Leaving behind the days of shutdown and the miseries that followed, the picturesque hill station of Darjeeling on 27 September bounced back to life following the withdrawal of the over three-month-long shutdown by the Gorkha Janmukti Morcha (GJM).
Markets reopened as people flocked to stores for shopping ahead of "Dasain" (Durga Puja), banks resumed operations and taxi-cab services re-started in the north Bengal hills.
"Fulpatti" (day of flowers) celebrations marking the seventh day of Dasain were held with zeal by residents carrying banana stalks, "Jamara" (barley sprouts) and sugar cane.
Ready to welcome prospective tourists, hotels and resorts also kick-started operations.

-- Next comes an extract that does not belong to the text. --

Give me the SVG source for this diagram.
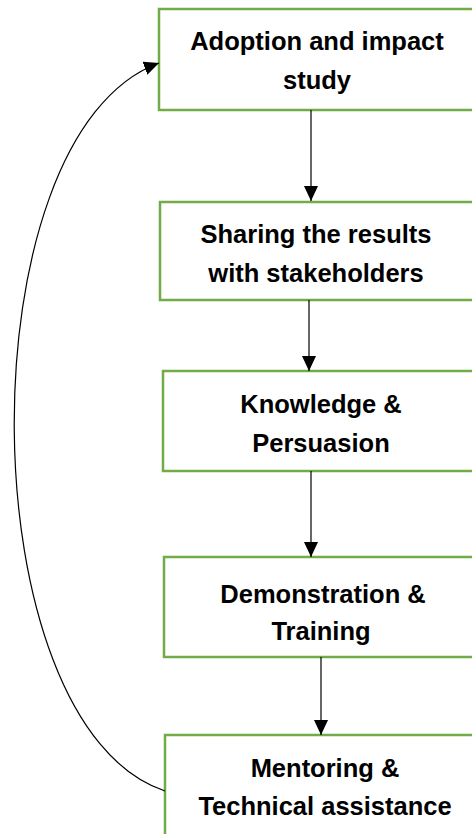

As many as five hydel power projects in the area also resumed power generation.
Some hotels took to Twitter to announce that "Darjeeling has opened" after three months.
Glenary's, renowned for its confectionary products, was also ready to welcome visitors.
Shops at Sukhia Pokhri in Darjeeling district also opened as news about the strike being called off spread.
"Normal life resumed even before the formal announcement of withdrawal of shutdown. Transport and various trades started their operations. Operations also resumed in some of the tea gardens but some of these still remained closed as bonus was not yet paid to the workers in these gardens," said Binay Tamang, GJM's ousted leader and head of West Bengal government-appointed Board of Administrators (BoA).
The GJM had on Tuesday announced the withdrawal of its indefinite shutdown in the northern West Bengal hills and said the situation would return to normal from 6 a.m on Wednesday.
The announcement came hours after Union Home Minister Rajnath Singh appealed to them to call off the over three-month-long strike and invited them for talks to find an amicable solution to the issue.
GJM Assistant General Secretary Jyoti Rai on Tuesday said: "After Rajnath Singh's appeal, we had a discussion with senior leaders, including GJM chief Bimal Gurung, and decided to withdraw the shutdown from 6 a.m tomorrow (Wednesday)."
In an audio clip from an undisclosed location, Gurung urged the hill residents to resume transport services, and reopen shops and schools and colleges. He also extended greetings for the festive season.
The GJM had called the shutdown, which was in its 104th day on Tuesday, demanding a separate state of Gorkhaland.